In many cases that's indeed what they are. When companies are doing their job and performing well, that is. But annual meetings serve an important purpose too. Company directors spend their lives in ivory towers surrounded by batteries of yes men who are employed, often at considerable expense, to tell them that all is rosy in their respective gardens.

The point about an AGM is that it forces those directors to listen to views that they might not like to have to listen to. It forces them to pay heed to real people, small investors whose wealth is directly affected by the decisions those directors take. It forces them to account for what they have done.

That's particularly important in an industry like financial services. Prudential is not a business like Tesco, whose chief executive visits a store every day and regularly talks to real customers. That rarely happens in life insurance, or its ugly sister, banking. The ivory tower syndrome is a very real one.

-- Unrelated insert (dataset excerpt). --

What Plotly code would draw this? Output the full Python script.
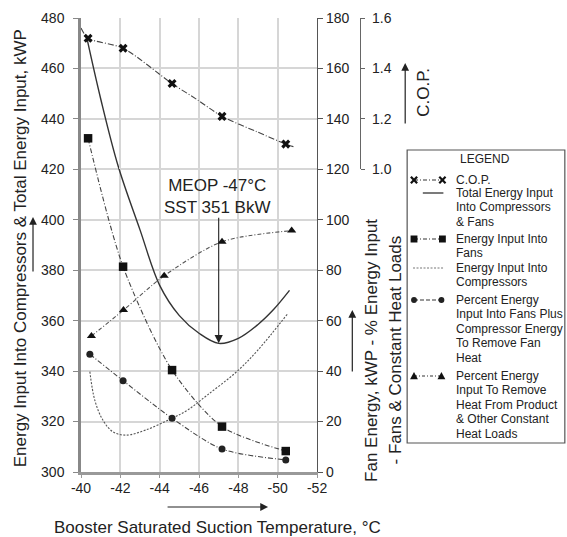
import plotly.graph_objects as go

# ---------------------------------------------------------------- data
x_ticks = [-40, -42, -44, -46, -48, -50, -52]
x_tick_labels = ["-40", "-42", "-44", "-46", "-48", "-50", "-52"]

# C.O.P. at the five test suction temperatures
cop_temp = [-40.36, -42.14, -44.63, -47.17, -50.41]
cop_value = [1.52, 1.48, 1.34, 1.21, 1.10]
# faired C.O.P. curve
cop_curve_temp = [-40.0, -40.36, -42.14, -44.63, -45.93, -47.17, -48.91, -50.41, -50.8]
cop_curve_value = [1.56, 1.52, 1.48, 1.34, 1.275, 1.21, 1.15, 1.10, 1.09]

# total energy input into compressors & fans, kWP
total_temp = [-40.3, -41.0, -41.9, -43.0, -44.0, -45.0, -46.0, -47.0, -48.0, -49.0, -49.8, -50.6]
total_kwp = [472, 448, 421, 396, 374, 362, 355, 351, 353, 358.5, 364.5, 372]

# energy input into compressors, kWP
comp_temp = [-40.45, -40.70, -41.11, -41.61, -42.28, -43.27, -44.63, -45.43, -46.42, -47.92, -49.0, -50.49]
comp_kwp = [339.8, 328.5, 320.6, 316.0, 314.6, 316.6, 321.3, 324.6, 330.5, 339.8, 348.4, 362.6]

# energy input into fans, kWP (right scale)
fan_temp = [-40.36, -42.14, -44.63, -47.17, -50.41]
fan_kwp = [132.3, 81.4, 40.4, 18.0, 8.3]

# % energy into fans plus compressor energy to remove fan heat
pct_fan_temp = [-40.45, -42.14, -44.63, -47.17, -50.41]
pct_fan = [46.7, 36.2, 21.3, 9.1, 4.8]

# % energy to remove heat from product & other constant loads
pct_load_temp = [-40.53, -42.16, -44.23, -47.17, -50.71]
pct_load = [53.9, 64.2, 77.8, 91.3, 95.7]

# most economical operating point
meop_temp = -47
meop_kwp = 351

# ---------------------------------------------------------------- geometry
W, H = 567, 537
ML, MR, MT, MB = 81, 0, 18, 65
PW = W - ML - MR
PH = H - MT - MB
PLOT_RIGHT = 322      # right edge of the plotting area, px
COP_AXIS_X = 366      # C.O.P. axis line, px


def px(x):
    return (x - ML) / PW


def py(y):
    return (H - MB - y) / PH


FONT = "Liberation Sans, Arial, sans-serif"
INK = "#222222"

fig = go.Figure()

# ---------------------------------------------------------------- curves
fig.add_trace(go.Scatter(
    x=total_temp, y=total_kwp, mode="lines",
    line=dict(color="#333333", width=1.4, shape="spline", smoothing=1.0),
    xaxis="x", yaxis="y"))

fig.add_trace(go.Scatter(
    x=comp_temp, y=comp_kwp, mode="lines",
    line=dict(color="#555555", width=1.1, dash="2px,1.5px", shape="spline", smoothing=1.0),
    xaxis="x", yaxis="y"))

fig.add_trace(go.Scatter(
    x=fan_temp, y=fan_kwp, mode="lines+markers",
    line=dict(color="#444444", width=1.1, dash="5px,2px,1px,2px", shape="spline", smoothing=0.8),
    marker=dict(symbol="square", size=8.5, color="#111111"),
    xaxis="x", yaxis="y2"))

fig.add_trace(go.Scatter(
    x=pct_fan_temp, y=pct_fan, mode="lines+markers",
    line=dict(color="#444444", width=1.1, dash="5px,2px,1px,2px", shape="spline", smoothing=0.8),
    marker=dict(symbol="circle", size=7, color="#222222"),
    xaxis="x", yaxis="y2"))

fig.add_trace(go.Scatter(
    x=pct_load_temp, y=pct_load, mode="lines+markers",
    line=dict(color="#555555", width=1.1, dash="4px,2px,1px,2px", shape="spline", smoothing=0.8),
    marker=dict(symbol="triangle-up", size=8, color="#111111"),
    xaxis="x", yaxis="y2"))

fig.add_trace(go.Scatter(
    x=cop_curve_temp, y=cop_curve_value, mode="lines",
    line=dict(color="#444444", width=1.1, dash="6px,2px,1px,2px", shape="spline", smoothing=0.8),
    xaxis="x", yaxis="y3"))

fig.add_trace(go.Scatter(
    x=cop_temp, y=cop_value, mode="markers",
    marker=dict(symbol="x", size=8, color="#111111"),
    xaxis="x", yaxis="y3"))

# ---------------------------------------------------------------- axes
tickfont = dict(family=FONT, size=14, color=INK)
GRID = "#d6d6d6"

fig.update_layout(
    width=W, height=H,
    margin=dict(l=ML, r=MR, t=MT, b=MB, pad=0),
    paper_bgcolor="white", plot_bgcolor="rgba(0,0,0,0)",
    showlegend=False,
    font=dict(family=FONT, color=INK),
    xaxis=dict(
        domain=[0, (PLOT_RIGHT - ML) / PW],
        range=[-40, -52], tickvals=x_ticks, ticktext=x_tick_labels,
        showgrid=True, gridcolor=GRID, gridwidth=1.8,
        showline=True, linecolor="#999999", linewidth=2.5,
        ticks="outside", ticklen=3, tickcolor="#999999",
        ticklabelstandoff=-2,
        tickfont=tickfont, zeroline=False,
    ),
    yaxis=dict(
        range=[300, 480], dtick=20, tick0=300,
        showgrid=True, gridcolor=GRID, gridwidth=1.8,
        showline=True, linecolor="#888888", linewidth=2.5,
        ticks="outside", ticklen=5, tickcolor="#888888",
        ticklabelstandoff=6,
        tickfont=tickfont, zeroline=False,
    ),
    yaxis2=dict(
        overlaying="y", side="right", anchor="x",
        range=[0, 180], dtick=20, tick0=0,
        showgrid=False, zeroline=False,
        showline=True, linecolor="#555555", linewidth=1.3,
        ticks="outside", ticklen=5, tickcolor="#555555",
        tickfont=tickfont,
    ),
    yaxis3=dict(
        domain=[2 / 3, 1], anchor="free", position=(COP_AXIS_X - ML) / PW, side="right",
        range=[1.0, 1.6], dtick=0.2, tick0=1.0, tickformat=".1f",
        showgrid=False, zeroline=False,
        showline=True, linecolor="#666666", linewidth=1.3,
        ticks="outside", ticklen=4, tickcolor="#666666",
        ticklabelstandoff=4,
        tickfont=tickfont,
    ),
)

# ---------------------------------------------------------------- titles
title_font = dict(family=FONT, size=17, color=INK)
ann = []
ann.append(dict(text="Energy Input Into Compressors & Total Energy Input, kWP",
                x=px(20), y=py(248), xref="paper", yref="paper", textangle=-90,
                showarrow=False, font=title_font, xanchor="center", yanchor="middle"))
ann.append(dict(text="Fan Energy, kWP - % Energy Input",
                x=px(377), y=py(350), xref="paper", yref="paper", textangle=-90,
                showarrow=False, font=title_font, xanchor="center", yanchor="middle"))
ann.append(dict(text="- Fans & Constant Heat Loads",
                x=px(402), y=py(350), xref="paper", yref="paper", textangle=-90,
                showarrow=False, font=title_font, xanchor="center", yanchor="middle"))
ann.append(dict(text="C.O.P.",
                x=px(430), y=py(92), xref="paper", yref="paper", textangle=-90,
                showarrow=False, font=title_font, xanchor="center", yanchor="middle"))
ann.append(dict(text="Booster Saturated Suction Temperature, °C",
                x=px(220), y=py(527), xref="paper", yref="paper",
                showarrow=False, font=title_font, xanchor="center", yanchor="middle"))

# direction arrows beside the axis titles
for tip, (dx, dy) in [((32, 217), (0, 56)), ((358, 310), (0, 63)),
                      ((412, 63), (0, 62)), ((272, 507), (-102, 0))]:
    ann.append(dict(text="", x=px(tip[0]), y=py(tip[1]), xref="paper", yref="paper",
                    showarrow=True, ax=dx, ay=dy, arrowhead=2, arrowsize=1.3,
                    arrowwidth=1.2, arrowcolor="#222222", standoff=0, startstandoff=0))

# MEOP call-out
ann.append(dict(text=f"MEOP {meop_temp}°C<br>SST {meop_kwp} BkW",
                x=px(220), y=py(196), xref="paper", yref="paper",
                showarrow=False, font=dict(family=FONT, size=17, color=INK),
                align="center", xanchor="center", yanchor="middle"))
ann.append(dict(text="", x=meop_temp, y=meop_kwp, xref="x", yref="y",
                showarrow=True, ax=0, ay=-127, arrowhead=2, arrowsize=1.5,
                arrowwidth=1.1, arrowcolor="#222222", standoff=0))

# ---------------------------------------------------------------- legend
shapes = []
shapes.append(dict(type="rect", xref="paper", yref="paper",
                   x0=px(414), x1=px(575), y0=py(443), y1=py(150),
                   line=dict(color="#555555", width=1.2), fillcolor="white", layer="below"))

leg_font = dict(family=FONT, size=12, color=INK)
ann.append(dict(text="LEGEND", x=px(493), y=py(159), xref="paper", yref="paper",
                showarrow=False, font=leg_font, xanchor="center", yanchor="middle"))

legend_items = [
    (180, ["C.O.P."]),
    (193, ["Total Energy Input", "Into Compressors", "& Fans"]),
    (239, ["Energy Input Into", "Fans"]),
    (268, ["Energy Input Into", "Compressors"]),
    (300, ["Percent Energy", "Input Into Fans Plus", "Compressor Energy",
           "To Remove Fan", "Heat"]),
    (376, ["Percent Energy", "Input To Remove", "Heat From Product",
           "& Other Constant", "Heat Loads"]),
]
for y0, lines in legend_items:
    for i, line in enumerate(lines):
        ann.append(dict(text=line, x=px(462), y=py(y0 + i * 14.4), xref="paper", yref="paper",
                        showarrow=False, font=leg_font, xanchor="left", yanchor="middle"))


def seg(x0, x1, y, dash, color="#333333", width=1.1):
    shapes.append(dict(type="line", xref="paper", yref="paper",
                       x0=px(x0), x1=px(x1), y0=py(y), y1=py(y),
                       line=dict(color=color, width=width, dash=dash)))


def xmark(cx, cy, r=3.2):
    for a in (-1, 1):
        shapes.append(dict(type="line", xref="paper", yref="paper",
                           x0=px(cx - r), x1=px(cx + r), y0=py(cy + a * r), y1=py(cy - a * r),
                           line=dict(color="#111111", width=2.2)))


def square(cx, cy, r=3.5):
    shapes.append(dict(type="rect", xref="paper", yref="paper",
                       x0=px(cx - r), x1=px(cx + r), y0=py(cy + r), y1=py(cy - r),
                       line=dict(width=0), fillcolor="#111111"))


def dot(cx, cy, r=3):
    shapes.append(dict(type="circle", xref="paper", yref="paper",
                       x0=px(cx - r), x1=px(cx + r), y0=py(cy + r), y1=py(cy - r),
                       line=dict(width=0), fillcolor="#222222"))


def tri(cx, cy, r=4):
    path = (f"M {px(cx - r)},{py(cy + r * 0.8)} L {px(cx + r)},{py(cy + r * 0.8)} "
            f"L {px(cx)},{py(cy - r)} Z")
    shapes.append(dict(type="path", xref="paper", yref="paper", path=path,
                       line=dict(width=0), fillcolor="#111111"))


seg(421, 450, 180, "4px,2px,1px,2px")
xmark(421, 180); xmark(450, 180)
seg(430, 451, 193, "solid", "#333333", 1.3)
seg(421, 450, 239, "4px,2px,1px,2px")
square(421, 239); square(450, 239)
seg(420, 451, 268, "2px,1.5px", "#777777", 1.1)
seg(421, 449, 300, "4px,2px")
dot(421, 300); dot(449, 300)
seg(421, 449, 376, "3px,2px,1px,2px")
tri(421, 376); tri(449, 376)

fig.update_layout(annotations=ann, shapes=shapes)

fig.write_html("out.html")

These businesses do a shockingly bad job for their customers. Customers they rarely pay much attention to, if the complaints data published by the Financial Services Authority are anything to go by (they have been rising relentlessly). Of course, AGMs aren't for customers (although many small shareholders are customers) but they do at least mean that directors have to sit and listen to the views of the little guy.

They might not take much note of them. If Prudential is anything to go by, they probably won't. If some of the scenes in and around the hall were anything to go by, together with the expressions on the faces of its directors, any contrition is only skin deep.

But even if Prudential's directors choose not to hear, it is good for them to be forced to listen, even if it is only once every year.